While every one of my parents and community members is appreciative to my face, the continual drumbeat of anti-teacher rhetoric at every level of this society is truly draining. The same parents who thank me write letters to the editor complaining about teachers demanding higher pay (not, for the record, anything that would constitute 'high' pay- our main, and apparently unreasonable, hope, is that our salary schedule could at least keep pace with inflation, which it has never done). Our district administration continually makes decisions and discusses teachers publicly in ways that devalue or show outright contempt for both teachers and the work they do. And the rhetoric and legislation of both the state and nation reflect a lack of interest and awareness of actual teaching that is frankly painful to me.

And, Like Fine, I am ambitious. Like her friend, I want to "do big things and be recognized for them." I'd like to do them working with kids, but there doesn't seem to be a whole lot of room for that in our society.

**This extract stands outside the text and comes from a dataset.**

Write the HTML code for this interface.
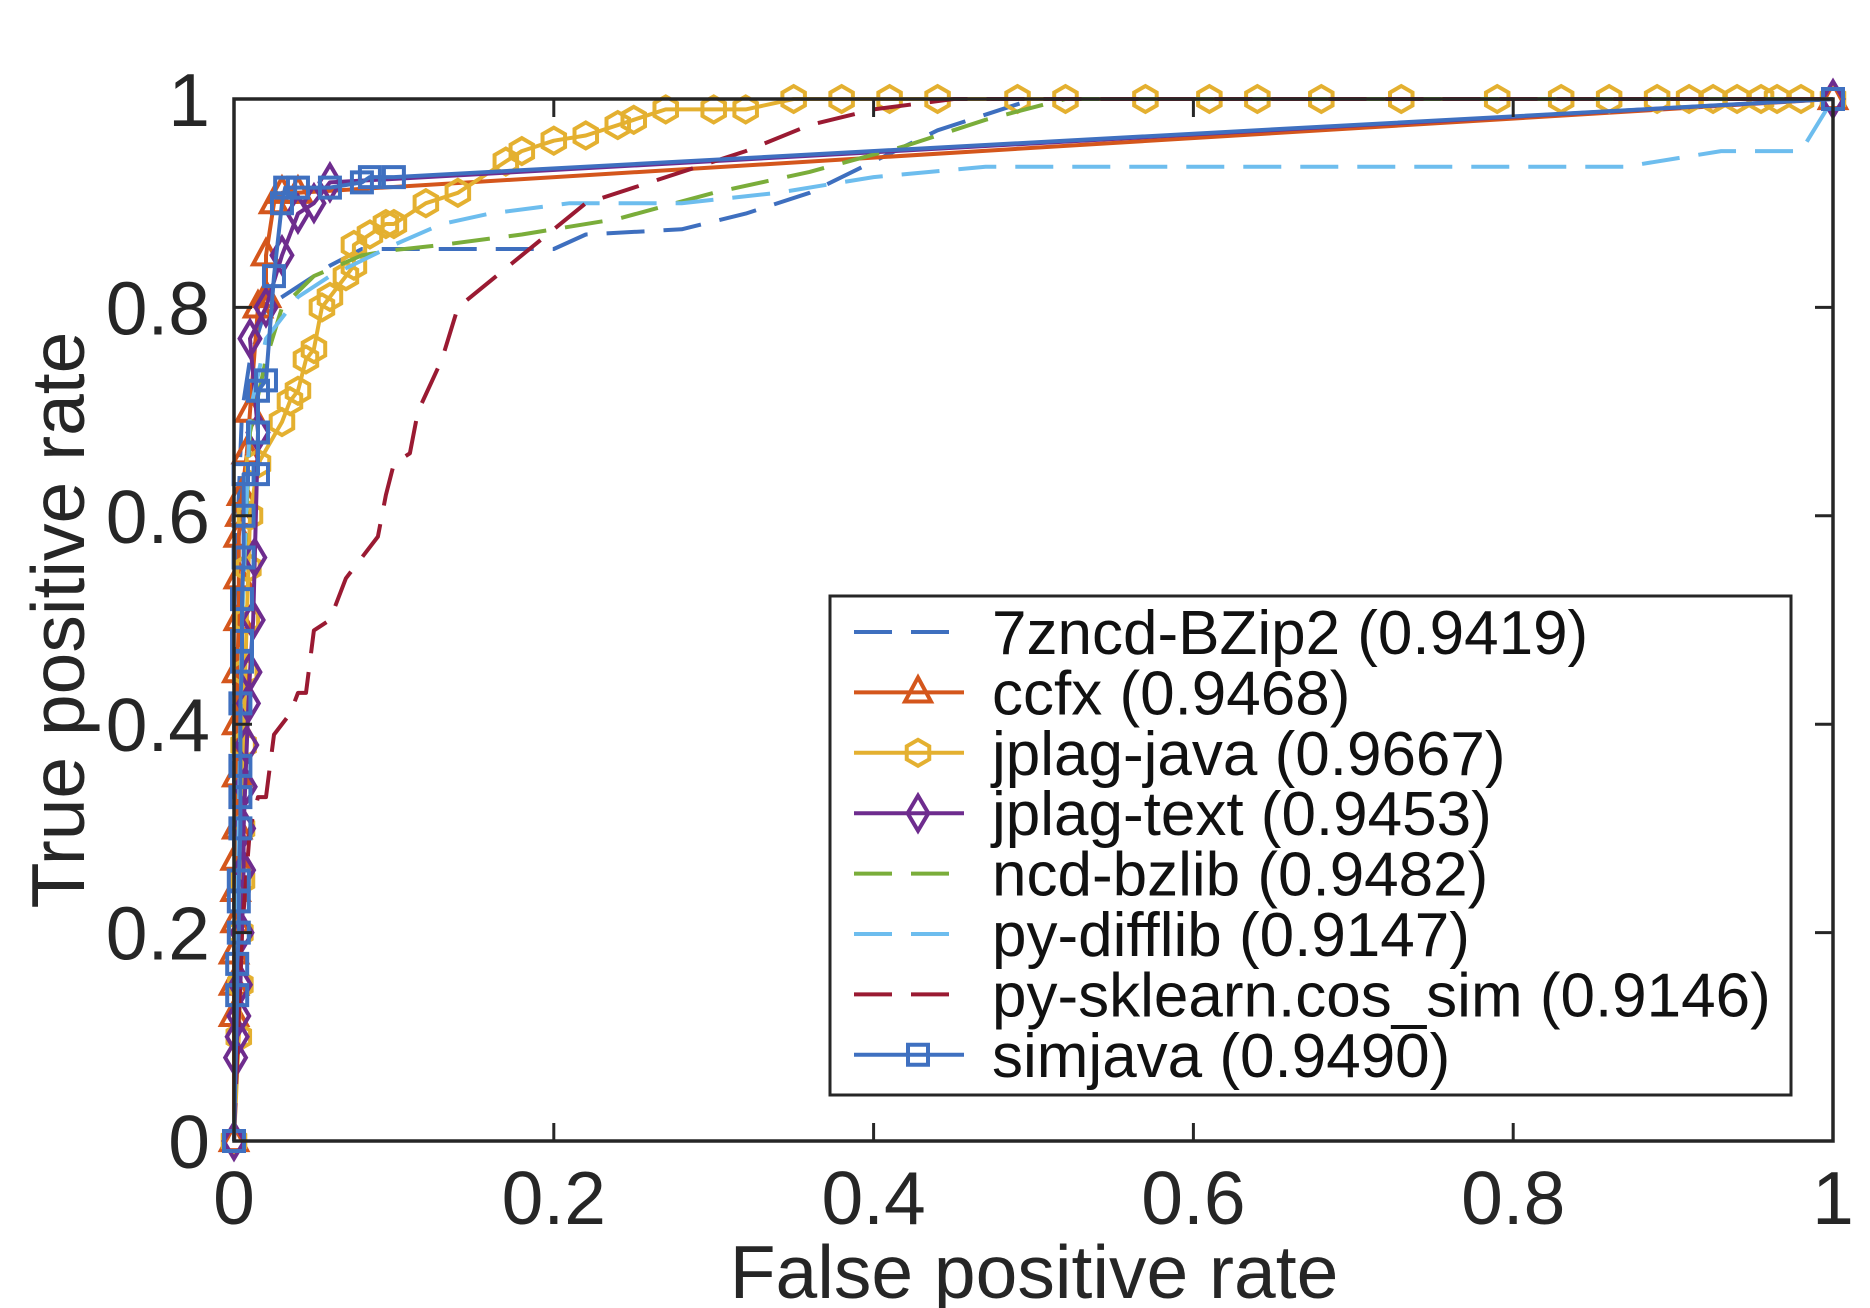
<!DOCTYPE html>
<html><head><meta charset="utf-8"><style>
html,body{margin:0;padding:0;background:#fff;}
svg{display:block;font-family:"Liberation Sans",Arial,sans-serif;}
</style></head><body>
<svg id="chart" width="1870" height="1308" viewBox="0 0 1870 1308" xmlns="http://www.w3.org/2000/svg">
<g id="plot"></g>
</svg>
<script>
const xTicks = [0, 0.2, 0.4, 0.6, 0.8, 1];
const yTicks = [0, 0.2, 0.4, 0.6, 0.8, 1];
const xTickLabels = ["0", "0.2", "0.4", "0.6", "0.8", "1"];
const yTickLabels = ["0", "0.2", "0.4", "0.6", "0.8", "1"];
const seriesNames = ["7zncd-BZip2 (0.9419)", "ccfx (0.9468)", "jplag-java (0.9667)", "jplag-text (0.9453)", "ncd-bzlib (0.9482)", "py-difflib (0.9147)", "py-sklearn.cos_sim (0.9146)", "simjava (0.9490)"];
const bzipFpr = [0,0,0.005,0.01,0.02,0.04,0.06,0.08,0.1,0.2,0.22,0.28,0.32,0.36,0.4,0.44,0.5,1];
const bzipTpr = [0,0.5,0.7,0.75,0.8,0.82,0.84,0.856,0.856,0.856,0.87,0.875,0.89,0.91,0.94,0.97,1,1];
const ccfxFpr = [0,0,0,0,0.001,0.001,0.001,0.002,0.002,0.002,0.002,0.003,0.003,0.003,0.004,0.005,0.008,0.01,0.015,0.02,0.02,0.025,0.03,0.04,1];
const ccfxTpr = [0,0.12,0.15,0.18,0.21,0.24,0.27,0.3,0.35,0.4,0.45,0.5,0.54,0.58,0.6,0.62,0.66,0.7,0.8,0.81,0.85,0.9,0.91,0.91,1];
const javaFpr = [0,0.003,0.004,0.004,0.005,0.005,0.006,0.007,0.008,0.009,0.01,0.015,0.03,0.035,0.04,0.045,0.05,0.055,0.06,0.07,0.075,0.075,0.085,0.095,0.1,0.12,0.14,0.17,0.18,0.2,0.22,0.24,0.25,0.27,0.3,0.32,0.35,0.38,0.41,0.44,0.49,0.52,0.57,0.61,0.64,0.68,0.73,0.79,0.83,0.86,0.89,0.91,0.925,0.94,0.955,0.965,0.98,1];
const javaTpr = [0,0.1,0.15,0.2,0.25,0.3,0.38,0.45,0.5,0.55,0.6,0.65,0.69,0.71,0.72,0.75,0.76,0.8,0.81,0.83,0.84,0.86,0.87,0.88,0.88,0.9,0.91,0.94,0.95,0.96,0.965,0.975,0.98,0.99,0.99,0.99,1,1,1,1,1,1,1,1,1,1,1,1,1,1,1,1,1,1,1,1,1,1];
const textFpr = [0,0.001,0.002,0.003,0.004,0.005,0.006,0.006,0.007,0.008,0.009,0.01,0.012,0.013,0.015,0.01,0.02,0.03,0.04,0.05,0.06,1];
const textTpr = [0,0.08,0.1,0.12,0.15,0.2,0.26,0.3,0.34,0.38,0.42,0.45,0.5,0.56,0.68,0.77,0.8,0.85,0.89,0.9,0.92,1];
const bzlibFpr = [0,0.005,0.01,0.02,0.03,0.05,0.08,0.1,0.13,0.18,0.24,0.3,0.36,0.42,0.47,0.52,1];
const bzlibTpr = [0,0.5,0.68,0.75,0.8,0.83,0.85,0.855,0.86,0.87,0.885,0.91,0.93,0.955,0.98,1,1];
const difflibFpr = [0,0.005,0.01,0.02,0.04,0.06,0.1,0.13,0.16,0.21,0.28,0.34,0.4,0.47,0.6,0.87,0.93,0.98,1];
const difflibTpr = [0,0.5,0.7,0.77,0.81,0.83,0.86,0.88,0.89,0.9,0.9,0.91,0.925,0.935,0.935,0.935,0.95,0.95,1];
const sklearnFpr = [0,0.005,0.01,0.015,0.02,0.025,0.035,0.04,0.045,0.05,0.06,0.07,0.09,0.095,0.1,0.11,0.115,0.13,0.14,0.18,0.22,0.26,0.32,0.36,0.4,0.45,1];
const sklearnTpr = [0,0.2,0.3,0.33,0.33,0.39,0.41,0.43,0.43,0.49,0.5,0.54,0.58,0.62,0.65,0.66,0.7,0.75,0.8,0.85,0.9,0.92,0.95,0.975,0.99,1,1];
const simFpr = [0,0.002,0.002,0.003,0.003,0.003,0.004,0.004,0.004,0.004,0.005,0.005,0.005,0.006,0.006,0.006,0.015,0.015,0.015,0.02,0.025,0.03,0.032,0.04,0.06,0.08,0.085,0.1,1];
const simTpr = [0,0.14,0.17,0.2,0.23,0.25,0.3,0.33,0.36,0.42,0.46,0.48,0.52,0.56,0.6,0.64,0.64,0.68,0.72,0.73,0.83,0.9,0.915,0.915,0.915,0.92,0.925,0.925,1];

const NS = "http://www.w3.org/2000/svg";
const X0 = 234, X1 = 1833, YB = 1141, YT = 99;
const sx = v => X0 + v * (X1 - X0);
const sy = v => YB - v * (YB - YT);
const svg = document.getElementById('chart');
const plot = document.getElementById('plot');
function mk(tag, attrs, parent) {
  const e = document.createElementNS(NS, tag);
  for (const k in attrs) e.setAttribute(k, attrs[k]);
  (parent || svg).appendChild(e);
  return e;
}
const series = [
  {x: bzipFpr, y: bzipTpr, color: "#3e6fbf", dash: "38 19", marker: null},
  {x: ccfxFpr, y: ccfxTpr, color: "#d4561c", dash: null, marker: "tri"},
  {x: javaFpr, y: javaTpr, color: "#e4b030", dash: null, marker: "hex"},
  {x: textFpr, y: textTpr, color: "#6e2c8e", dash: null, marker: "dia"},
  {x: bzlibFpr, y: bzlibTpr, color: "#7aad3a", dash: "38 19", marker: null},
  {x: difflibFpr, y: difflibTpr, color: "#6dbdee", dash: "38 19", marker: null},
  {x: sklearnFpr, y: sklearnTpr, color: "#9a1a32", dash: "38 19", marker: null},
  {x: simFpr, y: simTpr, color: "#3f70c0", dash: null, marker: "sq"}
];
function marker(type, cx, cy, color, parent) {
  const r = 13;
  let pts;
  if (type === "tri") pts = [[cx, cy - r * 1.15], [cx + r, cy + r * 0.7], [cx - r, cy + r * 0.7]];
  else if (type === "dia") pts = [[cx, cy - r * 1.35], [cx + r * 0.8, cy], [cx, cy + r * 1.35], [cx - r * 0.8, cy]];
  else if (type === "sq") pts = [[cx - 10, cy - 10], [cx + 10, cy - 10], [cx + 10, cy + 10], [cx - 10, cy + 10]];
  else { pts = []; for (let i = 0; i < 6; i++) { const a = Math.PI / 6 + i * Math.PI / 3; pts.push([cx + r * Math.cos(a), cy + r * Math.sin(a)]); } }
  const m = mk('polygon', {points: pts.map(p => p.join(',')).join(' '), fill: 'none', stroke: color, 'stroke-width': 4}, parent);
  
  
}
series.forEach((s, i) => {
  const g = mk('g', {}, plot);
  
  
  const d = s.x.map((v, j) => (j ? 'L' : 'M') + sx(v).toFixed(1) + ',' + sy(s.y[j]).toFixed(1)).join(' ');
  const p = mk('path', {d: d, fill: 'none', stroke: s.color, 'stroke-width': 4, 'stroke-linejoin': 'round'}, g);
  if (s.dash) p.setAttribute('stroke-dasharray', s.dash);
  
  
  if (s.marker) s.x.forEach((v, j) => marker(s.marker, sx(v), sy(s.y[j]), s.color, g));
});
const box = mk('rect', {x: X0, y: YT, width: X1 - X0, height: YB - YT, fill: 'none', stroke: '#262626', 'stroke-width': 3.5});


xTicks.forEach((v, i) => {
  const x = sx(v);
  mk('line', {x1: x, y1: YB, x2: x, y2: YB - 18, stroke: '#262626', 'stroke-width': 3});
  mk('line', {x1: x, y1: YT, x2: x, y2: YT + 18, stroke: '#262626', 'stroke-width': 3});
  const t = mk('text', {x: x, y: 1224, 'text-anchor': 'middle', 'font-size': 75, fill: '#262626'});
  t.textContent = xTickLabels[i];
  
  
});
yTicks.forEach((v, i) => {
  const y = sy(v);
  mk('line', {x1: X0, y1: y, x2: X0 + 18, y2: y, stroke: '#262626', 'stroke-width': 3});
  mk('line', {x1: X1, y1: y, x2: X1 - 18, y2: y, stroke: '#262626', 'stroke-width': 3});
  const t = mk('text', {x: 210, y: y + 27, 'text-anchor': 'end', 'font-size': 75, fill: '#262626'});
  t.textContent = yTickLabels[i];
  
  
});
const xt = mk('text', {x: 1034, y: 1298, 'text-anchor': 'middle', 'font-size': 75, fill: '#262626'});
xt.textContent = 'False positive rate';


const yt = mk('text', {x: 0, y: 0, transform: 'translate(84,620) rotate(-90)', 'text-anchor': 'middle', 'font-size': 75, fill: '#262626'});
yt.textContent = 'True positive rate';


const lg = mk('g', {});


mk('rect', {x: 830, y: 596, width: 961, height: 499, fill: '#fff', stroke: '#262626', 'stroke-width': 3}, lg);
seriesNames.forEach((n, i) => {
  const s = series[i];
  const y = 632 + i * 60.4;
  const e = mk('g', {}, lg);
  
  
  const l = mk('line', {x1: 854, y1: y, x2: 964, y2: y, stroke: s.color, 'stroke-width': 4}, e);
  if (s.dash) l.setAttribute('stroke-dasharray', '38 19');
  if (s.marker) marker(s.marker, 918, y, s.color, e);
  const t = mk('text', {x: 992, y: y + 22, 'font-size': 62, fill: '#111'}, e);
  t.textContent = n;
});
</script>
</body></html>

So, I am giving thought to doing some other things. Unlike Fine, I came into teaching in my thirties, with other professional experiences behind me. It has been invaluable to have that depth and grounding of experience as a teacher, but it also continually reminds me that I have other skills. I have a choice. I'm not sure yet what exactly the next thing in my life might be professionally, and I have a family to consider in these decisions.

I will be starting my eighth year in the classroom in the next few weeks, and while I look forward to, and am sustained by, my relationships with students and colleagues, I am also wondering if that is enough. It makes me very sad, and sometimes angry. I could spend a lot of time wishing for a different world, and sometimes I do (one has to be pretty idealistic to be a teacher at all). I just wish I felt like there was something more I could do with that idealism, something that meant staying in the classroom.